Si chiama Tex264 e insieme ad altri enzimi costituisce un kit di strumenti utili a riparare le porzioni di Dna danneggiato che possono portare a tumori o malattie neurologiche. La scoperta cambia la comprensione dei processi di riparazione del genoma
Riuscire a riparare il Dna potrebbe essere in futuro la chiave per arrestare, o perlomeno rallentare, quei processi responsabili di invecchiamento, tumori, ma anche malattie neurologiche degenerative. Proprio su questo fronte stanno lavorando i ricercatori delle università britanniche di Sheffield e Oxford, che hanno scoperto un kit utile che agisce sulle porzioni danneggiate di Dna, distruggendo le proteine tossiche che possono causare danni. I risultati del lavoro sono stati pubblicati su Nature Communications e aprono a potenziali sviluppi per la cura di diversi problemi di salute, in particolare i tumori.
Gli strumenti per riparare il Dna
Il fulcro della scoperta realizzata dai due team inglesi è rappresentato da una proteina denominata Tex264, che ha cambiato radicalmente la comprensione degli scienziati, fino a questo momento piuttosto limitata, dei processi attraverso i quali le cellule procedono a riparare il genoma.
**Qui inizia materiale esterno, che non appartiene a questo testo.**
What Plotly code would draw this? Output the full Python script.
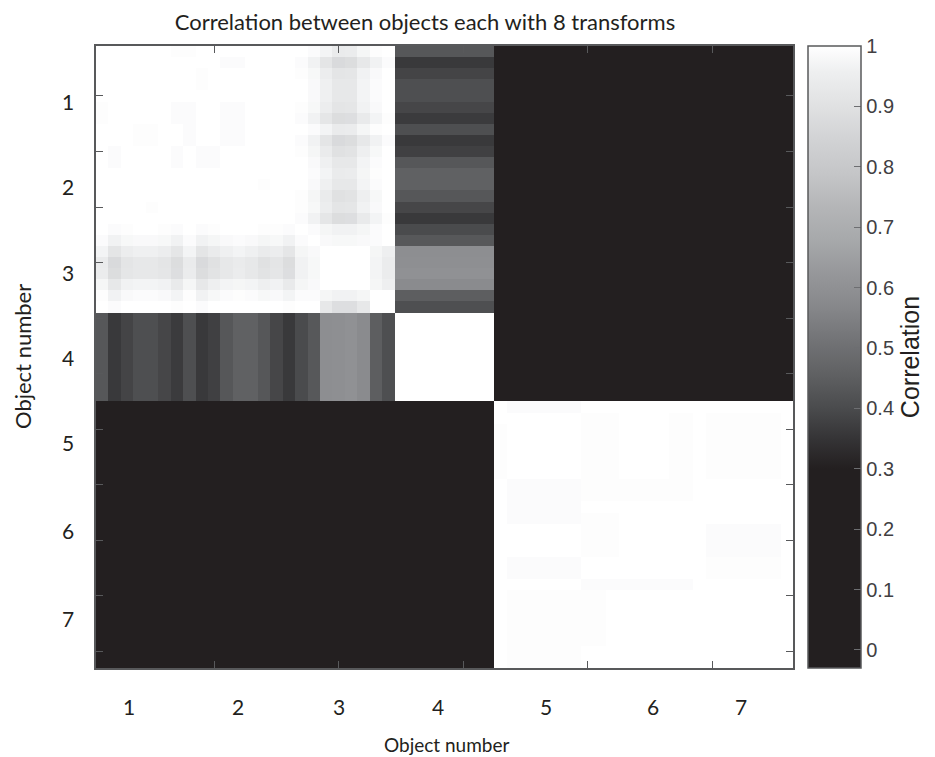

Si tratta di un passaggio fondamentale poiché, come spiegato da Sherif El-Khamisy, uno degli autori del lavoro, “la mancata riparazione delle rotture del Dna può influire sulle nostre capacità di godere di una vita sana in età avanzata, oltre a renderci vulnerabili da alcune malattie come quelle neurologiche”. Stando però a quanto scoperto, sarebbe proprio Tex264 a comporre, insieme ad altri enzimi, il “kit di strumenti” che consente il riconoscimento e la distruzione di quelle proteine tossiche che possono danneggiare il Dna.
Dna danneggiato: i possibili problemi
Problemi quali l’invecchiamento cellulare, le neoplasie e le malattie neurologiche possono verificarsi proprio in seguito a un accumulo di diverse porzioni danneggiate di Dna. Per questa ragione, afferma El-Khamisy, “comprendere come le nostre cellule riparano le rotture del Dna potrà aiutarci ad affrontare alcune di queste sfide, nonché a esplorare nuovi modi di trattare i tumori in futuro”. Il coautore Kristijan Ramadan aggiunge che quanto scoperto dai ricercatori “cambia significativamente la comprensione di come le cellule riparano il genoma”, dando nuove conoscenze che potranno trovare applicazione, ad esempio, per rimediare ai danni provocati volontariamente al Dna dalle chemioterapie.